All the above is only available via a single MaxScale server. What happens if it dies?

There is a MaxScale/pacemaker setup I’m aware of. If one MaxScale dies, pacemaker takes charge and starts another on another box.

But this means real downtime
There are no multiple-MaxScale servers to load-balance on
The MaxScale started by pacemaker is newly born, and does not have the big picture of the topology. It needs to go through a “peaceful time” to understand what’s going on.

More High Availability

At a time where MaxScale will be able to load-balance and run on multiple nodes, MariaDB will have to further tackle:

Leader election
Avoiding concurrent initiation of failovers
- Either via group communication
- Or via shared datastore
Taking off from a failed/crashed MaxScale server’s work
- Or rolling it back
- Or just cleaning it up
And generally share all those little pieces of information, such as “Hey, now this server is the master” (are all MaxScales in complete agreement on the topology?) or “I have failed over this topology, we should avoid failing it over again for the next 10 minutes” and more.

The above are supported by orchestrator. It provides leader election, automated leader promotion, fair recognition of various failure scenarios, picking up a failed recovery from a failed orchestrator. Data is shared by a backend MySQL datastore, and before you shout SPOF, make it Galera/NDB.

Further little things that can ruin your day

How about having a delayed replica?

Here’s an operational use case we had to tackle.

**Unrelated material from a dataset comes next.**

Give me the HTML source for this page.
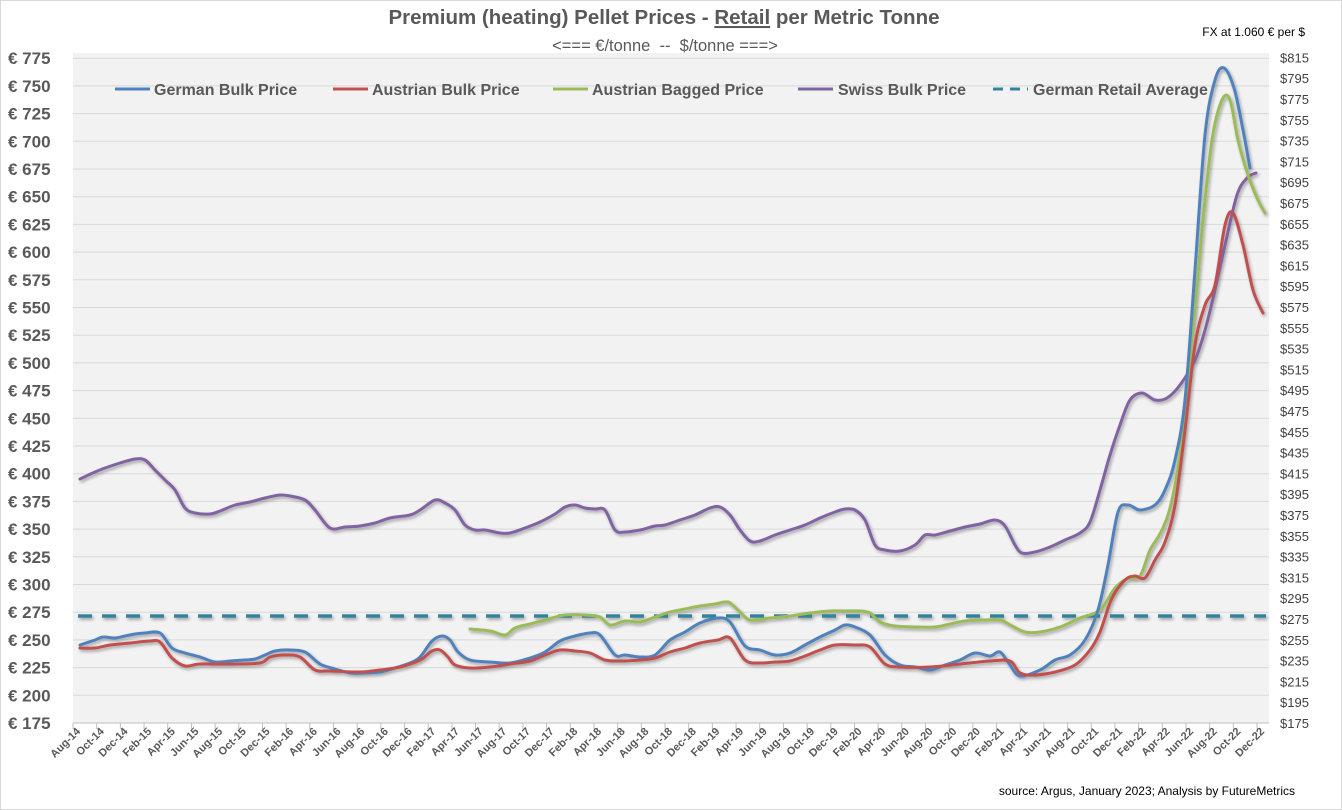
<!DOCTYPE html>
<html><head><meta charset="utf-8"><style>
html,body{margin:0;padding:0;background:#fff}
svg{display:block;font-family:"Liberation Sans",sans-serif}
</style></head><body>
<svg id="c" width="1342" height="810" xmlns="http://www.w3.org/2000/svg">
<defs><filter id="sh" x="-5%" y="-5%" width="110%" height="110%"><feGaussianBlur in="SourceAlpha" stdDeviation="1.5"/><feOffset dx="1.5" dy="2" result="b"/><feComponentTransfer><feFuncA type="linear" slope="0.35"/></feComponentTransfer><feMerge><feMergeNode/><feMergeNode in="SourceGraphic"/></feMerge></filter></defs>
<rect x="0.5" y="0.5" width="1341" height="809" fill="#fff" stroke="#d9d9d9"/>
<rect x="73" y="53" width="1196" height="670" fill="#f2f2f2"/>
<g id="grid"></g>
<text x="664" y="24" text-anchor="middle" font-size="20.5" font-weight="bold" fill="#595959">Premium (heating)  Pellet Prices - <tspan text-decoration="underline">Retail</tspan> per Metric Tonne</text>
<text x="665" y="51" text-anchor="middle" font-size="16.5" fill="#595959" style="white-space:pre" xml:space="preserve">&lt;=== €/tonne  --  $/tonne ===&gt;</text>
<text x="1305" y="36" text-anchor="end" font-size="12" fill="#000">FX at 1.060 € per $</text>
<text x="1295" y="795" text-anchor="end" font-size="12" fill="#000">source:  Argus, January 2023; Analysis by FutureMetrics</text>
<g font-size="16" font-weight="bold" fill="#595959">
<line x1="115" y1="89" x2="150" y2="89" stroke="#4f81bd" stroke-width="3"/><text x="154" y="95">German Bulk Price</text>
<line x1="333" y1="89" x2="368" y2="89" stroke="#c0504d" stroke-width="3"/><text x="372" y="95">Austrian Bulk Price</text>
<line x1="553" y1="89" x2="588" y2="89" stroke="#9bbb59" stroke-width="3"/><text x="592" y="95">Austrian Bagged Price</text>
<line x1="798" y1="89" x2="833" y2="89" stroke="#8064a2" stroke-width="3"/><text x="838" y="95">Swiss Bulk Price</text>
<line x1="993" y1="89" x2="1028" y2="89" stroke="#31849b" stroke-width="3" stroke-dasharray="10,7"/><text x="1033" y="95">German Retail Average</text>
</g>
<g id="series" filter="url(#sh)"></g>
</svg>
<script>
var NS="http://www.w3.org/2000/svg",svg=document.getElementById('c');
function el(t,a,p,txt){var e=document.createElementNS(NS,t);for(var k in a)e.setAttribute(k,a[k]);if(txt!=null)e.textContent=txt;(p||svg).appendChild(e);return e;}
var g=document.getElementById('grid');
for(var i=0;i<=24;i++){var y=723-i*27.7;
 if(i>0)el('line',{x1:73,x2:1269,y1:y,y2:y,stroke:'#d9d9d9','stroke-width':1},g);
 el('text',{x:8,y:y+6,'font-size':17,'font-weight':'bold',fill:'#595959'},g,'€ '+(175+25*i));}
for(var i=0;i<=32;i++){var y=723-i*20.8;
 el('text',{x:1280,y:y+5,'font-size':13,fill:'#404040'},g,'$'+(175+20*i));}
el('line',{x1:73,x2:1269,y1:723,y2:723,stroke:'#bfbfbf'},g);
var names=['Jan','Feb','Mar','Apr','May','Jun','Jul','Aug','Sep','Oct','Nov','Dec'];
for(var k=0;k<=50;k++){var x=73+23.68*k;
 el('line',{x1:x,x2:x,y1:723,y2:729,stroke:'#bfbfbf'},g);
 var m=(7+2*k)%12, yr=14+Math.floor((7+2*k)/12);
 el('text',{x:x+8,y:732,'font-size':11,'font-weight':'bold',fill:'#595959','text-anchor':'end',transform:'rotate(-45 '+(x+8)+' 732)'},g,names[m]+'-'+yr);}
function path(pts){var d='M'+pts[0][0]+','+pts[0][1];
 for(var i=0;i<pts.length-1;i++){var p0=pts[i-1]||pts[i],p1=pts[i],p2=pts[i+1],p3=pts[i+2]||p2;
  var c1=[p1[0]+(p2[0]-p0[0])/6,p1[1]+(p2[1]-p0[1])/6],c2=[p2[0]-(p3[0]-p1[0])/6,p2[1]-(p3[1]-p1[1])/6];
  d+=' C'+c1[0].toFixed(1)+','+c1[1].toFixed(1)+' '+c2[0].toFixed(1)+','+c2[1].toFixed(1)+' '+p2[0]+','+p2[1];}
 return d;}
var S=document.getElementById('series');
el('line',{x1:78,x2:1266,y1:616,y2:616,stroke:'#31849b','stroke-width':3.5,'stroke-dasharray':'14,10'},S);
var purple=[[80,479],[95,472],[105,468],[120,463],[135,459],[145,460],[155,470],[165,480],[175,490],[185,508],[195,513],[210,514],[220,511],[235,505],[250,502],[265,498],[280,495],[290,496],[305,500],[315,510],[330,528],[345,527],[360,526],[375,523],[390,518],[410,515],[420,510],[435,500],[445,503],[455,510],[465,525],[475,530],[485,530],[500,533],[510,533],[525,528],[540,522],[555,514],[565,507],[575,505],[585,508],[595,509],[605,510],[615,530],[625,532],[640,530],[655,526],[665,525],[680,520],[695,515],[710,508],[720,507],[730,515],[740,530],[750,541],[760,541],[775,535],[790,530],[805,525],[820,518],[835,512],[845,509],[855,510],[865,520],[875,545],[885,550],[900,551],[915,545],[925,535],[935,535],[950,531],[965,527],[980,524],[995,520],[1005,526],[1015,545],[1022,553],[1035,552],[1050,547],[1065,540],[1080,533],[1090,522],[1100,490],[1110,455],[1120,425],[1130,400],[1142,393],[1155,400],[1167,398],[1180,385],[1195,360],[1205,330],[1215,290],[1225,245],[1237,195],[1247,178],[1256,173]];
var green=[[470,629],[490,631],[505,635],[515,628],[530,624],[545,620],[565,615],[585,615],[600,617],[610,625],[625,621],[640,622],[655,617],[670,612],[685,609],[700,606],[715,604],[728,602],[738,610],[750,620],[770,618],[790,616],[810,613],[830,611],[845,611],[860,611],[870,613],[880,622],[895,626],[915,627],[935,627],[950,624],[965,621],[985,620],[1000,620],[1012,626],[1025,632],[1040,632],[1060,627],[1080,618],[1100,610],[1115,588],[1127,579],[1140,576],[1150,550],[1162,530],[1172,500],[1182,440],[1192,340],[1202,230],[1212,140],[1222,100],[1230,100],[1238,140],[1248,175],[1258,200],[1265,213]];
var blue=[[80,645],[95,640],[103,637],[115,638],[125,636],[135,634],[145,633],[160,633],[172,648],[185,653],[200,657],[215,662],[230,661],[245,660],[255,659],[265,655],[275,651],[290,650],[305,652],[320,664],[335,669],[350,673],[365,673],[380,672],[395,668],[410,663],[420,657],[432,641],[442,636],[450,640],[458,652],[470,660],[490,662],[510,663],[530,658],[545,652],[560,641],[575,636],[590,633],[600,635],[615,655],[625,655],[640,657],[655,655],[670,640],[685,632],[700,623],[718,618],[730,622],[745,646],[760,650],[775,655],[790,653],[805,645],[820,637],[835,630],[845,625],[855,627],[870,635],[885,655],[900,665],[915,667],[930,670],[945,665],[960,660],[975,653],[990,656],[1000,652],[1010,665],[1020,676],[1040,670],[1055,660],[1070,655],[1085,640],[1098,610],[1108,565],[1118,512],[1128,505],[1140,510],[1155,505],[1165,490],[1175,460],[1185,400],[1195,270],[1205,135],[1215,80],[1224,68],[1234,88],[1243,130],[1250,168]];
var red=[[80,648],[95,648],[110,645],[130,643],[150,641],[160,642],[172,658],[185,666],[200,664],[230,664],[260,663],[270,657],[285,655],[300,657],[315,670],[330,671],[360,672],[380,670],[400,667],[420,660],[432,651],[440,650],[448,657],[455,665],[470,668],[490,667],[510,664],[530,661],[545,655],[560,650],[575,651],[590,653],[605,660],[620,661],[640,660],[655,658],[670,652],[685,648],[700,643],[718,640],[730,638],[745,660],[760,663],[775,662],[790,661],[805,656],[820,650],[835,645],[855,645],[870,647],[885,664],[900,667],[930,667],[960,664],[990,661],[1010,661],[1020,673],[1035,675],[1055,672],[1075,665],[1090,650],[1100,632],[1112,598],[1125,580],[1135,576],[1145,578],[1155,560],[1165,542],[1175,505],[1185,430],[1195,345],[1205,305],[1215,285],[1225,225],[1233,213],[1243,245],[1253,290],[1263,313]];
[[purple,'#8064a2'],[green,'#9bbb59'],[blue,'#4f81bd'],[red,'#c0504d']].forEach(function(s){
 el('path',{d:path(s[0]),fill:'none',stroke:s[1],'stroke-width':3,'stroke-linejoin':'round','stroke-linecap':'round'},S);});
</script>
</body></html>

You have a slave configured to lag by 24 hours. You know the drill: hackers / accidental DROP TABLE…
How much time will an automated tool spend on reconnecting this slave to the topology?
- This could take long minutes
- Will your recovery hang till this is resolved?
Since orchestrator heals the topology in-house, it knows how to push certain operations till after specific other operations took place. For example, orchestrator wants to heal the entire topology, but pushes the delayed replicas aside, under the assumption that it will be able to fix them later (fair assumption, because they are known to be behind our promoted master); it will proceed to fix everything else, execute external hooks (change DNS etc.) and only then come back to the delayed replica. All the while, the process is audited.

Flapping ruins your day

Not only do you want some stall period between two failovers, you also want your team to respond to a failover and acknowledge it. Or clear up the stall period having verified the source of the problem. Or force the next failover even if it comes sooner than the stall period termination.

Binlog formats

It is still not uncommon to have Statement Based Replication running. And then it is also not uncommon to have one or two slaves translating to Row Based Replication because of:

Some app that has to read ROW based format
Experimenting with RBR for purposes of upgrade

You just can’t promote such a RBR slave on top of SBR slaves; it wouldn’t work. Orchestrator is aware of such rules. I still need to integrate this particular consideration into the promotion algorithm.

Versions

Likewise, not all your slaves are of same version. You should not promote a newer version slave on top of an older version slave. Again, orchestrator will not allow putting such a topology, and again, I still need to integrate this consideration into the promotion algorithm.

In summary

There is a long way for MaxScale failover to go. When you consider the simplest, all-MariaDB-GTID-equal-slaves small topology case, things are kept simple and probably sustainable. But issues like complex topologies, flapping, special slaves, different configuration, high availability, leadership, acknowledgements, and more, call for a more advanced solution.